Environmental assessments don't tell whole story say petitioners

By Thomas Wilson

STAR STAFF
twilson@starhq.com

   Petitioners seeking a public hearing for a uranium enrichment project believe a comprehensive environmental assessment -- covering both past and potential hazards -- is paramount to making the public aware of the potential dangers the project poses.
   Nuclear Fuel Services has requested two amendments to their Special Nuclear Material License to the U.S. Nuclear Regulatory Commission (NRC) to authorize modification to its special nuclear material processing operations in the Blended Low-Enriched Uranium (BLEU) Preparation Facility at nuclear fuel facilities in Erwin.
   One of the two petitions requesting a public hearing on the project was filed by a consortium of environmental groups including Friends of the Nolichucky River Valley and the State of Franklin Group of the Sierra Club. A second petition was filed by Kathy Helms-Hughes of Butler.
   Attorney Diane Curran, who is representing the Friends of the Nolichucky River Valley, said the NRC allowed NFS to submit what "essentially looks like one license application" in three separate parts.
   "It has forced anybody who wants to get involved in raising concerns about the project to file three separate requests for a hearing on what is one integrated project," said Curran.

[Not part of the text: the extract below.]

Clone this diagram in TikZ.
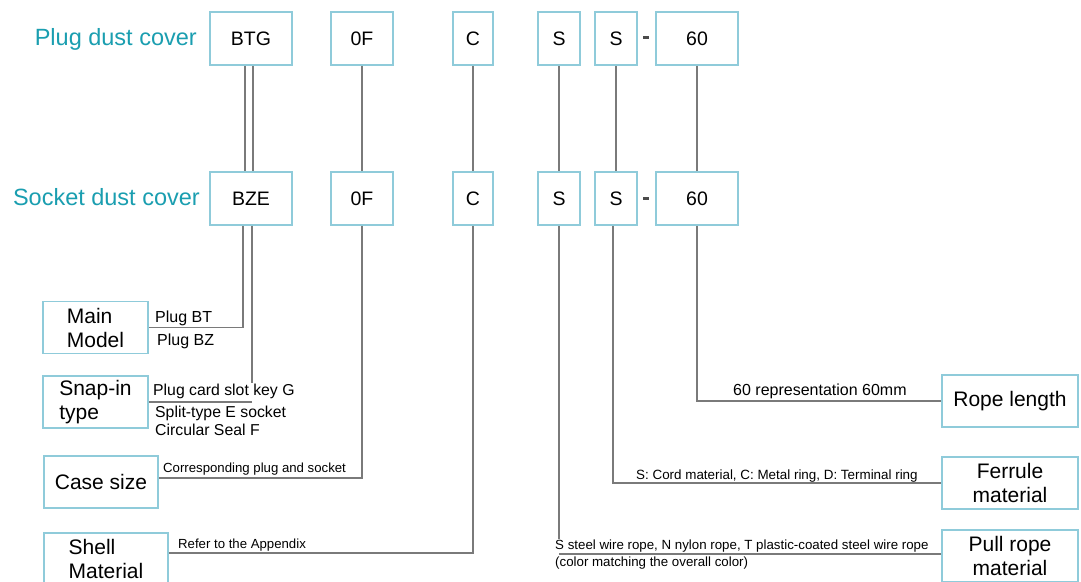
\documentclass[tikz,border=0pt]{standalone}
\usepackage{fontspec}
\setmainfont{Liberation Sans}
\usepackage{xcolor}
\usepackage{tikz}
\usetikzlibrary{positioning,calc}
\definecolor{cT}{HTML}{1A9EB0}
\definecolor{cB}{HTML}{8FCBDA}
\definecolor{cL}{HTML}{7A7A7A}
\tikzset{codebox/.style={draw=cB,line width=1.6pt,inner sep=0pt,minimum height=53pt,font=\fontsize{19.5}{22}\selectfont},
  descbox/.style={draw=cB,line width=1.6pt,inner sep=0pt,minimum height=52pt,font=\fontsize{21}{24}\selectfont},
  lead/.style={draw=cL,line width=1.4pt},
  tag/.style={anchor=base west,inner sep=0pt},
  dashmark/.style={fill=black!70,minimum width=6pt,minimum height=3pt,inner sep=0pt},
  title/.style={anchor=base east,inner sep=0pt,text=cT,font=\fontsize{23.5}{26}\selectfont}}

\begin{document}
\begin{tikzpicture}[x=1pt,y=-1pt]
  \useasboundingbox[fill=white] (0,0) rectangle (1081,581);
  % code rows
  \node[title] (plug) at (197,45) {Plug dust cover};
  \node[title] (sock) at (200,205) {Socket dust cover};
  \foreach \n/\x/\w/\t in {btg/251/82/BTG, fzt/362/62/0F, ct/473/40/C, sat/559/42/S, sbt/616/42/S, lt/697/82/60}
    \node[codebox,minimum width=\w pt] (\n) at (\x,38.5) {\t};
  \foreach \n/\x/\w/\t in {bze/251/82/BZE, fzb/362/62/0F, cb/473/40/C, sab/559/42/S, sbb/616/42/S, lb/697/82/60}
    \node[codebox,minimum width=\w pt] (\n) at (\x,198.5) {\t};
  \node[dashmark] (dt) at (646,37) {};
  \node[dashmark] (db) at (646,198) {};
  % description boxes
  \node[descbox,minimum width=105pt,align=left] (mainm) at (95.5,327.5) {Main\\Model};
  \node[descbox,minimum width=105pt,align=left] (snap) at (95.5,402) {Snap-in\\type};
  \node[descbox,minimum width=114pt] (csize) at (101,482) {Case size};
  \node[descbox,minimum width=124pt,align=left] (shell) at (106,559) {Shell\\Material};
  \node[descbox,minimum width=136pt] (rlen) at (1010,401) {Rope length};
  \node[descbox,minimum width=136pt,align=center] (ferr) at (1010,483) {Ferrule\\material};
  \node[descbox,minimum width=136pt,align=center] (pull) at (1010,556) {Pull rope\\material};
  % labels
  \node[tag,font=\fontsize{16}{18}\selectfont] (pbt) at (155,322.7) {Plug BT};
  \node[tag,font=\fontsize{16}{18}\selectfont] (pbz) at (157,345.7) {Plug BZ};
  \node[tag,font=\fontsize{15.8}{18}\selectfont] (sg) at (153,395) {Plug card slot key G};
  \node[tag,font=\fontsize{15.8}{18}\selectfont] (se) at (155,417) {Split-type E socket};
  \node[tag,font=\fontsize{15.8}{18}\selectfont] (sf) at (155,435.7) {Circular Seal F};
  \node[tag,font=\fontsize{13.2}{15}\selectfont] (cps) at (163,472.3) {Corresponding plug and socket};
  \node[tag,font=\fontsize{13.2}{15}\selectfont] (app) at (178,548.3) {Refer to the Appendix};
  \node[tag,font=\fontsize{16}{18}\selectfont] (rep) at (733,395) {60 representation 60mm};
  \node[tag,font=\fontsize{13.4}{17}\selectfont] (cord) at (636,479) {S: Cord material, C: Metal ring, D: Terminal ring};
  \node[tag,font=\fontsize{13.3}{15}\selectfont] (wire) at (555,549) {S steel wire rope, N nylon rope, T plastic-coated steel wire rope};
  \node[tag,font=\fontsize{13.3}{15}\selectfont] (wcol) at (555,566.5) {(color matching the overall color)};
  \coordinate (pturn) at ($(sab.south |- pull.west)+(0,-2)$);
  % leads
  \draw[lead] ([xshift=-6pt]btg.south) -- ([xshift=-6pt]bze.north) ([xshift=2pt]btg.south) -- ([xshift=2pt]bze.north);
  \foreach \a/\b in {fzt/fzb, ct/cb, sat/sab, sbt/sbb, lt/lb} \draw[lead] (\a) -- (\b);
  \draw[lead] ([xshift=-8pt]bze.south) |- (mainm.east);
  \draw[lead] ([xshift=1pt]bze.south) -- ([xshift=1pt]bze.south |- sg.north) ([xshift=1pt]bze.south |- snap.east) -- (snap.east);
  \draw[lead] (fzb.south) |- ([yshift=4pt]csize.east);
  \draw[lead] (cb.south) |- ([yshift=6pt]shell.east);
  \draw[lead] (lb.south) |- (rlen.west);
  \draw[lead] ([xshift=-3pt]sbb.south) |- (ferr.west);
  \draw[lead] (sab.south) -- (sab.south |- wire.north);
  \draw[lead] (pturn) -- (pturn -| pull.west);
\end{tikzpicture}
\end{document}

   The amendment applications were divided into three parts: Part one was filed Feb. 28, 2002 for construction of the Uranyl Nitrate Storage Building to house the project. The second amendment application filed Oct. 11, 2002, covers the actual downblending of weapons grade uranium. The third application is expected to be submitted later this summer. A hearing on the petitions will not occur until the third license amendment is filed, Curran said.
   "In my experience, this is unusual," added Curran. "It becomes particularly cumbersome to have a hearing on a chopped up project like this when you are looking at environmental issues. We don't want to be separately litigating the same issues over and over again."

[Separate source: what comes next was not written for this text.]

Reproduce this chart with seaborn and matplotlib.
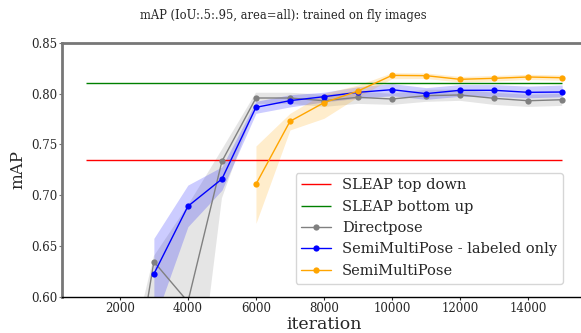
import numpy as np
import pandas as pd
import matplotlib
matplotlib.use("Agg")
import matplotlib.pyplot as plt
import seaborn as sns

# ---- data ----
sleap_top_down = 0.7345
sleap_bottom_up = 0.8103
hline_start, hline_end = 1000, 15000

dp_iter = [2000, 3000, 4000, 5000, 6000, 7000, 8000, 9000, 10000, 11000, 12000, 13000, 14000, 15000]
dp_mean = [0.430, 0.6345, 0.595, 0.7334, 0.7958, 0.7958, 0.7931, 0.7965, 0.7948, 0.7981, 0.7988, 0.7955, 0.7931, 0.7941]
dp_lo   = [0.380, 0.560, 0.426, 0.697, 0.790, 0.790, 0.787, 0.790, 0.789, 0.792, 0.793, 0.789, 0.787, 0.788]
dp_hi   = [0.500, 0.640, 0.690, 0.745, 0.801, 0.801, 0.799, 0.802, 0.800, 0.804, 0.804, 0.801, 0.799, 0.800]

smp_lab_iter = [3000, 4000, 5000, 6000, 7000, 8000, 9000, 10000, 11000, 12000, 13000, 14000, 15000]
smp_lab_mean = [0.6224, 0.6891, 0.7160, 0.7866, 0.7932, 0.7971, 0.8014, 0.8040, 0.8001, 0.8034, 0.8034, 0.8014, 0.8017]
smp_lab_lo   = [0.5746, 0.6690, 0.7050, 0.7807, 0.7870, 0.7920, 0.7955, 0.7980, 0.7945, 0.7975, 0.7975, 0.7960, 0.7970]
smp_lab_hi   = [0.6575, 0.7100, 0.7280, 0.7925, 0.7990, 0.8015, 0.8070, 0.8100, 0.8060, 0.8090, 0.8090, 0.8075, 0.8086]

smp_iter = [6000, 7000, 8000, 9000, 10000, 11000, 12000, 13000, 14000, 15000]
smp_mean = [0.7108, 0.7728, 0.7912, 0.8027, 0.8181, 0.8178, 0.8142, 0.8152, 0.8165, 0.8158]
smp_lo   = [0.6723, 0.7643, 0.7758, 0.7970, 0.8148, 0.8150, 0.8115, 0.8125, 0.8140, 0.8132]
smp_hi   = [0.7485, 0.7807, 0.8004, 0.8086, 0.8207, 0.8205, 0.8170, 0.8180, 0.8192, 0.8185]

x_ticks = [2000, 4000, 6000, 8000, 10000, 12000, 14000]
y_ticks = [0.60, 0.65, 0.70, 0.75, 0.80, 0.85]
title = "mAP (IoU:.5:.95, area=all): trained on fly images"

# ---- figure ----
sns.set_style("white")
plt.rcParams['font.family'] = ['DejaVu Serif']

W, H = 581, 333
fig = plt.figure(figsize=(W / 100, H / 100), dpi=100)
left, right, top, bottom = 62, 586, 43, 296.7
ax = fig.add_axes([left / W, 1 - bottom / H, (right - left) / W, (bottom - top) / H])

# bands
ax.fill_between(dp_iter, dp_lo, dp_hi, color="gray", alpha=0.2, linewidth=0)
ax.fill_between(smp_lab_iter, smp_lab_lo, smp_lab_hi, color="blue", alpha=0.2, linewidth=0)
ax.fill_between(smp_iter, smp_lo, smp_hi, color="orange", alpha=0.2, linewidth=0)

# reference lines
ax.hlines(sleap_top_down, hline_start, hline_end, color="red", linewidth=1, label="SLEAP top down")
ax.hlines(sleap_bottom_up, hline_start, hline_end, color="green", linewidth=1, label="SLEAP bottom up")

kw = dict(marker="o", markersize=4.5, markeredgewidth=0, linewidth=1, errorbar=None, ax=ax)
sns.lineplot(x=dp_iter, y=dp_mean, color="gray", label="Directpose", **kw)
sns.lineplot(x=smp_lab_iter, y=smp_lab_mean, color="blue", label="SemiMultiPose - labeled only", **kw)
sns.lineplot(x=smp_iter, y=smp_mean, color="orange", label="SemiMultiPose", **kw)

ax.set_xlim(300, 15700)
ax.set_ylim(0.60, 0.85)
ax.set_xticks(x_ticks)
ax.set_yticks(y_ticks)
ax.set_yticklabels([f"{v:.2f}" for v in y_ticks])
ax.tick_params(axis="both", labelsize=8.5, length=2, width=0.8, pad=1.5, direction="out")
ax.tick_params(axis="y", color="#777777")
ax.tick_params(left=True, bottom=True)

for s in ["top", "left", "right"]:
    ax.spines[s].set_color("#777777")
    ax.spines[s].set_linewidth(2)
ax.spines["bottom"].set_color("black")
ax.spines["bottom"].set_linewidth(1)

ax.set_xlabel("iteration", fontsize=12.5, labelpad=1)
ax.set_ylabel("mAP", fontsize=12, labelpad=3)

fig.text(283 / W, 1 - 15 / H, title, ha="center", va="center", fontsize=8.3)

ax.legend(loc="lower right", bbox_to_anchor=(563 / W, 1 - 283.5 / H), bbox_transform=fig.transFigure,
          fontsize=10.5, frameon=True, borderaxespad=0, handlelength=2.0, labelspacing=0.5,
          borderpad=0.4, fancybox=True)

fig.savefig("out.png", dpi=100)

   Attorneys for the petitioners filed a motion to combine the three amendment requests into one hearing, which was approved by a federal judge. "We are still going to file separate hearing requests on each application but there is only going to be one hearing," Curran said. The petitions also included a comprehensive Environmental Assessment (EA) and Environmental Impact Statement (EIS) be conducted by NRC on the project.

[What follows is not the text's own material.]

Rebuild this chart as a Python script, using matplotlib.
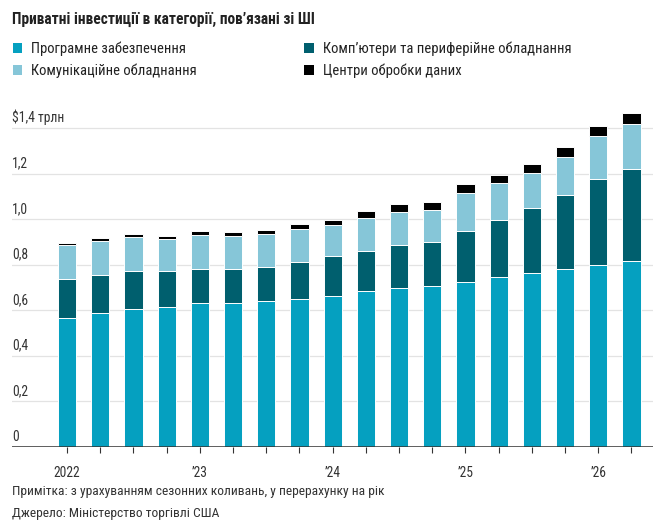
import numpy as np
import matplotlib.pyplot as plt
from matplotlib.transforms import blended_transform_factory

plt.rcParams['font.family'] = ['Roboto Condensed', 'Roboto', 'DejaVu Sans']

quarters = ['2022 Q1', '2022 Q2', '2022 Q3', '2022 Q4',
            '2023 Q1', '2023 Q2', '2023 Q3', '2023 Q4',
            '2024 Q1', '2024 Q2', '2024 Q3', '2024 Q4',
            '2025 Q1', '2025 Q2', '2025 Q3', '2025 Q4',
            '2026 Q1', '2026 Q2']

software = [0.568, 0.590, 0.605, 0.614, 0.634, 0.631, 0.643, 0.652, 0.664,
            0.686, 0.699, 0.709, 0.724, 0.749, 0.766, 0.781, 0.799, 0.816]
computers = [0.169, 0.167, 0.169, 0.160, 0.148, 0.151, 0.148, 0.160, 0.173,
             0.177, 0.190, 0.191, 0.227, 0.250, 0.285, 0.327, 0.380, 0.405]
comms = [0.152, 0.146, 0.148, 0.139, 0.150, 0.144, 0.147, 0.146, 0.139,
         0.141, 0.145, 0.140, 0.167, 0.160, 0.152, 0.167, 0.187, 0.197]
data_centers = [0.009, 0.016, 0.013, 0.014, 0.017, 0.019, 0.016, 0.022, 0.023,
                0.032, 0.033, 0.035, 0.038, 0.038, 0.039, 0.042, 0.044, 0.050]

series_names = ['Програмне забезпечення', 'Комп\u2019ютери та периферійне обладнання',
                'Комунікаційне обладнання', 'Центри обробки даних']
colors = ['#05a0c0', '#005f6e', '#86c6d8', '#000000']

year_labels = {0: '2022', 4: '\u201923', 8: '\u201924', 12: '\u201925', 16: '\u201926'}
yticks = [0, 0.2, 0.4, 0.6, 0.8, 1.0, 1.2, 1.4]
ytick_labels = ['0', '0,2', '0,4', '0,6', '0,8', '1,0', '1,2', '$1,4 трлн']

W, H = 665, 527
fig = plt.figure(figsize=(6.65, 5.27), dpi=100)
ax = fig.add_axes([12 / W, 1 - 447 / H, 641 / W, 341.4 / H])

x = np.arange(len(quarters))
bottom = np.zeros(len(quarters))
bars = []
for vals, name, c in zip([software, computers, comms, data_centers], series_names, colors):
    b = ax.bar(x, vals, width=0.55, bottom=bottom, color=c, edgecolor='white',
               linewidth=0.7, label=name, zorder=3)
    bars.append(b)
    bottom += np.array(vals)

ax.set_xlim(-1.66, 17.65)
ax.set_ylim(0, 1.5)

for y in yticks[1:]:
    ax.axhline(y, color='#e3e3e3', linewidth=0.9, zorder=1)
ax.axhline(0, color='#333333', linewidth=1.1, zorder=4)

tr = blended_transform_factory(ax.transAxes, ax.transData)
for y, lab in zip(yticks, ytick_labels):
    ax.text(0.0, y + 0.014, lab, transform=tr, ha='left', va='bottom',
            fontsize=9.8, color='#333333')

ax.set_yticks([])
ax.set_xticks(x)
ax.set_xticklabels([year_labels.get(i, '') for i in x], fontsize=9.8, color='#333333')
ax.tick_params(axis='x', length=4, width=0.8, color='#333333', pad=10)
for s in ax.spines.values():
    s.set_visible(False)

fig.text(12 / W, 1 - 19 / H, 'Приватні інвестиції в категорії, пов\u2019язані зі ШІ',
         fontsize=11.2, fontweight='bold', color='#222222', va='center', ha='left')

# legend in two columns, each placed at its own spot
leg_kw = dict(loc='upper left', frameon=False, fontsize=10.5, handlelength=0.68,
              handleheight=0.68, handletextpad=0.6, labelspacing=0.52,
              borderpad=0, borderaxespad=0, labelcolor='#222222')
leg1 = fig.legend([bars[0], bars[2]], [series_names[0], series_names[2]],
                  bbox_to_anchor=(12.5 / W, 1 - 41.5 / H), **leg_kw)
leg2 = fig.legend([bars[1], bars[3]], [series_names[1], series_names[3]],
                  bbox_to_anchor=(304 / W, 1 - 41.5 / H), **leg_kw)
for lg in (leg1, leg2):
    for h in lg.legend_handles:
        h.set_edgecolor('none')

fig.text(12 / W, 1 - 492 / H, 'Примітка: з урахуванням сезонних коливань, у перерахунку на рік',
         fontsize=9.7, color='#333333', va='center', ha='left')
fig.text(12 / W, 1 - 514 / H, 'Джерело: Міністерство торгівлі США',
         fontsize=9.7, color='#333333', va='center', ha='left')

fig.savefig('out.png', dpi=100)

   The Friends' petition includes actress Park Overall -- a Greeneville native whose work includes the TV series "Empty Nest." Overall brings her saucy nature to opposing what she feels is a potential public safety threat to all of East Tennessee.
   "The BLEU process you can't segment because one is not as bad, two is not as bad, three is not as bad," said Overall. "Put them all together, they are bad."
   The Friends' petition contends that the EA prepared by the NRC is not sufficient to support the company's license amendment request. The petition also reads that the project's existing EA does not serve as approval for the three proposed activities, but assesses the environmental impacts of the actions.
   The petition reads "The EA acknowledges that operation of the BPF is dangerous. The conversion of (highly enriched uranium) materials to low-enriched uranium dioxide at the BLEU project will require the handling, processing and storage of radioactive material and hazardous chemicals. An uncontrolled release of these materials from accidents could pose a risk to the environment as well as to workers and public health and safety."
   In her petition, Helms-Hughes writes that the water springs located in the vicinity of the lake -- all northeast of NFS -- are the source of drinking water for the city of Elizabethton and the communities of Hampton and Valley Forge.
   "It is not unreasonable to conclude that plutonium that has been carried on the wind from NFS has been deposited downwind in those springs, as well as Watauga Lake, and that those plutonium particles have bound themselves to invisibly small bits of rock or clay," Helms-Hughes writes in her petition.
   She points to research conducted at Lawrence Livermore National Laboratory in California and Los Alamos National Laboratory in New Mexico that has shown that plutonium attach invisibly to small bits of rock or clay in underground water, and that even when the particles were filtered out, they contained almost all of the radioactive material.
   Overall said petitioners wanted a legal EIS that accurately estimated the potential and past environmental impact facing citizens. "I want the people to come forward. They don't need to be afraid," said Overall.
   Curran said the company's environmental statements NFS admits to planned releases of contaminants -- albeit characterized as "very small" in the existing EA -- are going to go up.
   "The levels of contaminant in the water supply are going to go up," she said. "What they don't account for is, over the years they have had releases of contaminants into the environment that were not planned."
   The petitions requesting the hearing are expected to be heard by Alan Rosenthal, Presiding Officer of the Atomic Safety and Licensing Board for the NRC in Washington, D.C.
   "Any level of exposure to radiation has some level of risk to it," said Curran. "It is really unknown what the future may bring."